== Prompt ==
Count how many lines of the material contain the string "chart", then give that number and nothing more.

== Available data ==

####

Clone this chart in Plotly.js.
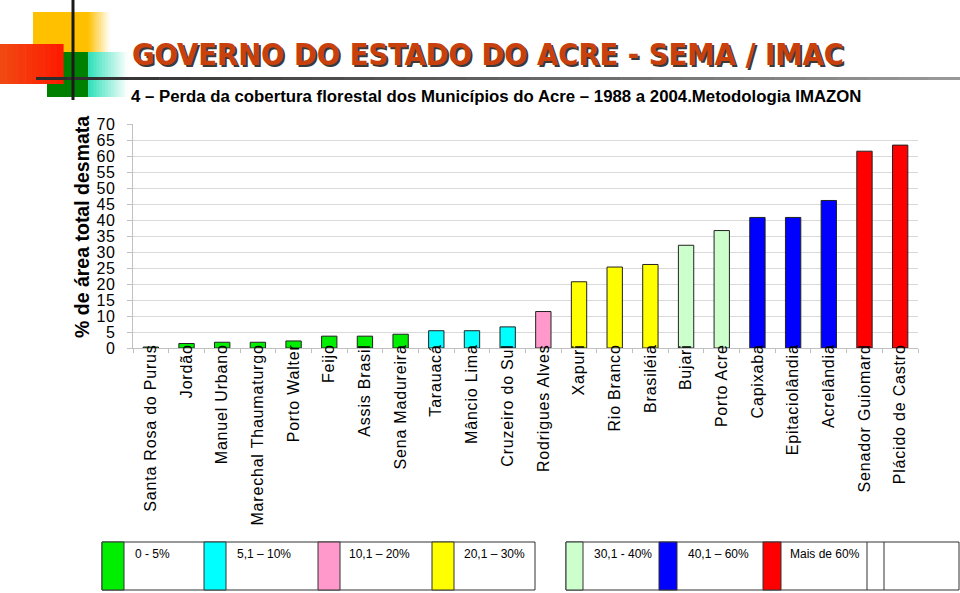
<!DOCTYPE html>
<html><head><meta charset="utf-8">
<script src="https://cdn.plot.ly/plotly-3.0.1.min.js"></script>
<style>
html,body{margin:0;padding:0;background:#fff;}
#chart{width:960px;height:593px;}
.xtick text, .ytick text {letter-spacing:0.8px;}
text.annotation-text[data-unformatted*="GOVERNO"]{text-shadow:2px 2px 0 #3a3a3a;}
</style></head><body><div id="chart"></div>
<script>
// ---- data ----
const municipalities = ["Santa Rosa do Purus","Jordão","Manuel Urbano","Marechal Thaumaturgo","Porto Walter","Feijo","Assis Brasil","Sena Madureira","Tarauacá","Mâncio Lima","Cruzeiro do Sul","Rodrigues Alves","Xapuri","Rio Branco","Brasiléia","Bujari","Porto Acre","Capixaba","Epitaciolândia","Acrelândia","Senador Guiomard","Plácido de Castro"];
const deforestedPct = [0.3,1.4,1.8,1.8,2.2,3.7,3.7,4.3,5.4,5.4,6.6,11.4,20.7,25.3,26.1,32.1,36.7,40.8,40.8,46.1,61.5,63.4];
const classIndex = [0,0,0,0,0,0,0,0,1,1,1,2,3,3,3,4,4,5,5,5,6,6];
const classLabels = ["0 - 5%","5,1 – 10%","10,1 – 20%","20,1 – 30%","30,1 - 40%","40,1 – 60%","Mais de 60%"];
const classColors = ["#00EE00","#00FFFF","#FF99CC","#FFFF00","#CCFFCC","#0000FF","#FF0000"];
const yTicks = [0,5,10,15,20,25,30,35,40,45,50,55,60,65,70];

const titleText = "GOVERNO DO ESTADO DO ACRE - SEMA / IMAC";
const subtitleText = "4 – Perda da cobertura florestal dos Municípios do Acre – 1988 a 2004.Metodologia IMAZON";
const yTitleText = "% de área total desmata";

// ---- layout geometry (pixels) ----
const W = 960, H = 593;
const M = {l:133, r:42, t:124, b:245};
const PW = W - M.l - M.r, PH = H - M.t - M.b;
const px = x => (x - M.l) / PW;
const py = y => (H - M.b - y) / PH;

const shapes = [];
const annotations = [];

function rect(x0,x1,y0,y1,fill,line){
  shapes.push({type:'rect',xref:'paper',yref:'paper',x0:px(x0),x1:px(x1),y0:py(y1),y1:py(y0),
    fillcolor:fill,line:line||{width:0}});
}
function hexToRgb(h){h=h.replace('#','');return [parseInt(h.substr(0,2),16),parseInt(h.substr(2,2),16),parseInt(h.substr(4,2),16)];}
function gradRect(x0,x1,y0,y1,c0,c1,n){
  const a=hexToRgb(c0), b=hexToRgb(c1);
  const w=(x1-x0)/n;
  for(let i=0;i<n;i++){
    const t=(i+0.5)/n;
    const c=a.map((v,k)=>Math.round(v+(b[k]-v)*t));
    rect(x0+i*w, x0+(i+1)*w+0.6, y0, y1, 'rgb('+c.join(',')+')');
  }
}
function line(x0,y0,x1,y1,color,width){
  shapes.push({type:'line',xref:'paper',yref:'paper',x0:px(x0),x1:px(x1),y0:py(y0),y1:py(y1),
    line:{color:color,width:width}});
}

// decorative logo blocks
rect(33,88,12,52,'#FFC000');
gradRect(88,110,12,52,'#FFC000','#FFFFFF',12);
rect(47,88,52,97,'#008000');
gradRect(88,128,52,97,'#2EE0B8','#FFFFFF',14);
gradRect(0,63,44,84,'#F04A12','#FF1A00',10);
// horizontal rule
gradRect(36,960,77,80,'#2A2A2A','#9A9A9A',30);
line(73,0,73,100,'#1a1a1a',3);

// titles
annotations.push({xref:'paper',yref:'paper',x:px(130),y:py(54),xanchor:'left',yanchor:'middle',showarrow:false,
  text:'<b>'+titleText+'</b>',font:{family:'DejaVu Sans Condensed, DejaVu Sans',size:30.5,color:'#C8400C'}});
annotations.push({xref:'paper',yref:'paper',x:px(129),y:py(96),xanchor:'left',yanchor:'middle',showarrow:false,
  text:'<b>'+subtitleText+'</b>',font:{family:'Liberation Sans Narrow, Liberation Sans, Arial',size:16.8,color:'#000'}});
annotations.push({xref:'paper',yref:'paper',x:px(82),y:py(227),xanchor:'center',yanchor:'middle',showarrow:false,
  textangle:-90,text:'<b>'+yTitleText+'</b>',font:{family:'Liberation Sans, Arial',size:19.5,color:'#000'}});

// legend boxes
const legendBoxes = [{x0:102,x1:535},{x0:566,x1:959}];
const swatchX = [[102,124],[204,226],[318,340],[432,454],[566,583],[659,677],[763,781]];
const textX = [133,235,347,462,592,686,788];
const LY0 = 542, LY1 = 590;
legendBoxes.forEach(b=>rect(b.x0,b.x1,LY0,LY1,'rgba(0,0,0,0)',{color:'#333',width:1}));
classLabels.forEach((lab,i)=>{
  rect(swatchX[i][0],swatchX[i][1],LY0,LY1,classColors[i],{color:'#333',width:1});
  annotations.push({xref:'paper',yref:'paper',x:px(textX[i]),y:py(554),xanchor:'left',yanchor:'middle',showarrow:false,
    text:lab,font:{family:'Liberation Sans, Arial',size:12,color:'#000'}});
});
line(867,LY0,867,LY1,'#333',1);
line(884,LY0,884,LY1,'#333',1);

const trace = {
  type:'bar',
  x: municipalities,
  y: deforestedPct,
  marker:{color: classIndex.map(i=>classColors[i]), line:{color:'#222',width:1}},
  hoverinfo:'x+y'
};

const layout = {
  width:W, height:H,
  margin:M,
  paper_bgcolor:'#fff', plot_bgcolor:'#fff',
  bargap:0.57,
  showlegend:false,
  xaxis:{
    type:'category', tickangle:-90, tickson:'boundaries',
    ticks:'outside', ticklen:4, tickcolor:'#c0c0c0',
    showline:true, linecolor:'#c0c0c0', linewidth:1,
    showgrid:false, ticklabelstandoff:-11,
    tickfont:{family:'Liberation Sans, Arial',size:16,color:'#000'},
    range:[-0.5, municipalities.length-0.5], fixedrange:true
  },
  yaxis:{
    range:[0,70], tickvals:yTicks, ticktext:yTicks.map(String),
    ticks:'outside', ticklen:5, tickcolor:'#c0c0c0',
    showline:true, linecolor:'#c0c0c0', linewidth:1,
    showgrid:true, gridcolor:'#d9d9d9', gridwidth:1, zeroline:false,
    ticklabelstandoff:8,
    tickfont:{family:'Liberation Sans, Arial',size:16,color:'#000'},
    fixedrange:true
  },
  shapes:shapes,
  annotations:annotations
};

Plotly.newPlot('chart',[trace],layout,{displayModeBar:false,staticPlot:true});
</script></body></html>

####

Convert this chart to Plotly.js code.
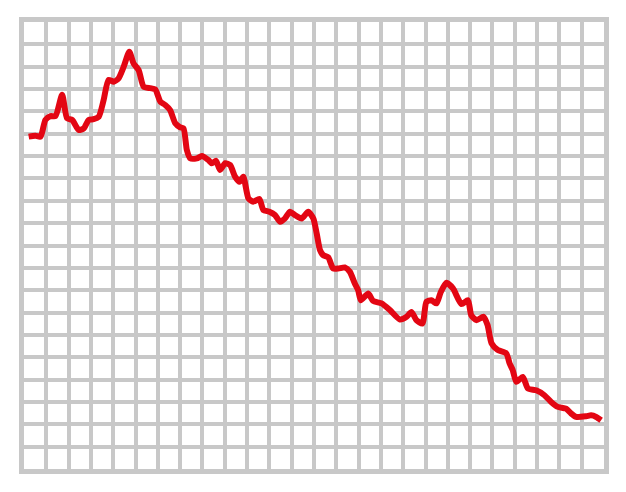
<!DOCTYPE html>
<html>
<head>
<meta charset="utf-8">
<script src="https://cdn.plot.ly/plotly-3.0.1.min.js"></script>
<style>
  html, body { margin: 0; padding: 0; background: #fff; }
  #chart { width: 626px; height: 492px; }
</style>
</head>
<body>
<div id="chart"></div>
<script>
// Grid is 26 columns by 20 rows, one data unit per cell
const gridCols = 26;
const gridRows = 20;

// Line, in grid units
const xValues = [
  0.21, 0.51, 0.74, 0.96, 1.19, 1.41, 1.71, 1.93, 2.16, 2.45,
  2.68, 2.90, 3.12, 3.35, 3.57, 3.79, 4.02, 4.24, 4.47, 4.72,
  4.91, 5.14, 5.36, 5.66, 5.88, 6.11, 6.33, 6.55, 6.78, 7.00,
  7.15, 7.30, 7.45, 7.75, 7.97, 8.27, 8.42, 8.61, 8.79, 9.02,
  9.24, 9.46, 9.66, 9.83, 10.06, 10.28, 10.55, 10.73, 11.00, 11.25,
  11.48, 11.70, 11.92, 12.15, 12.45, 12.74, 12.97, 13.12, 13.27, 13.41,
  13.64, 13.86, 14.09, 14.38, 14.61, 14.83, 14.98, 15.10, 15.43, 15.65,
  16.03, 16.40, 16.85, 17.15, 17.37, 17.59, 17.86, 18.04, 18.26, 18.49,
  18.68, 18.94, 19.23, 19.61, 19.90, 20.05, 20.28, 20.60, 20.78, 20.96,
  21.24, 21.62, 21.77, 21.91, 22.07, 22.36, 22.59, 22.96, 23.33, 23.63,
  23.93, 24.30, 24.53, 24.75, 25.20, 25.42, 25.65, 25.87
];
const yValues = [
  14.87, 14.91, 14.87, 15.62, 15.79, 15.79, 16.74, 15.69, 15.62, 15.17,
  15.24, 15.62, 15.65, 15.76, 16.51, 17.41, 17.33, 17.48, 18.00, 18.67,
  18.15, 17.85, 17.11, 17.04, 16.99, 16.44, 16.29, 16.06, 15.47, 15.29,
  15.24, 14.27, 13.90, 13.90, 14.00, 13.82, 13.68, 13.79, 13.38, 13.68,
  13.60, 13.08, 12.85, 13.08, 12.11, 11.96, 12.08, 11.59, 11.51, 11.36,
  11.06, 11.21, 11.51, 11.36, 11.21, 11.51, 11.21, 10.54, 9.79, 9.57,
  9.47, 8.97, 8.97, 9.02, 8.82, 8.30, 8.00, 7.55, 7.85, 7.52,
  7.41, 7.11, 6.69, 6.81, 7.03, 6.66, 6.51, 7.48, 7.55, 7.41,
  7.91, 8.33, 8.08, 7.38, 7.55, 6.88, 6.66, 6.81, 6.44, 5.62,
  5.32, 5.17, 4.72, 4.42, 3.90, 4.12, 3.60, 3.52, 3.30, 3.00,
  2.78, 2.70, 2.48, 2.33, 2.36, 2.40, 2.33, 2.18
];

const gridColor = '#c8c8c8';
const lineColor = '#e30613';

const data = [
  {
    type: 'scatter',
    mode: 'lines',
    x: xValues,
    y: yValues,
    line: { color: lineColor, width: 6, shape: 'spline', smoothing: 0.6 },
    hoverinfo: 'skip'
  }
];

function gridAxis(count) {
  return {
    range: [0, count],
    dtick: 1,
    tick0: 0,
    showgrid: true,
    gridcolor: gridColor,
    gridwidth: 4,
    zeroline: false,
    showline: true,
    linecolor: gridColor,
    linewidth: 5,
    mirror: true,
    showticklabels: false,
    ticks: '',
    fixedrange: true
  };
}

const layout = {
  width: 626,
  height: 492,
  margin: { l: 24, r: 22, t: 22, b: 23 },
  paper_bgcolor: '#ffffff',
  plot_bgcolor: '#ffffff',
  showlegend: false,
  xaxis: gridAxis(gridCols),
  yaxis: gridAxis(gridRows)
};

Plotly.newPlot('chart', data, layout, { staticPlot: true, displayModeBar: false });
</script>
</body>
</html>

####

== Output of the task ==
8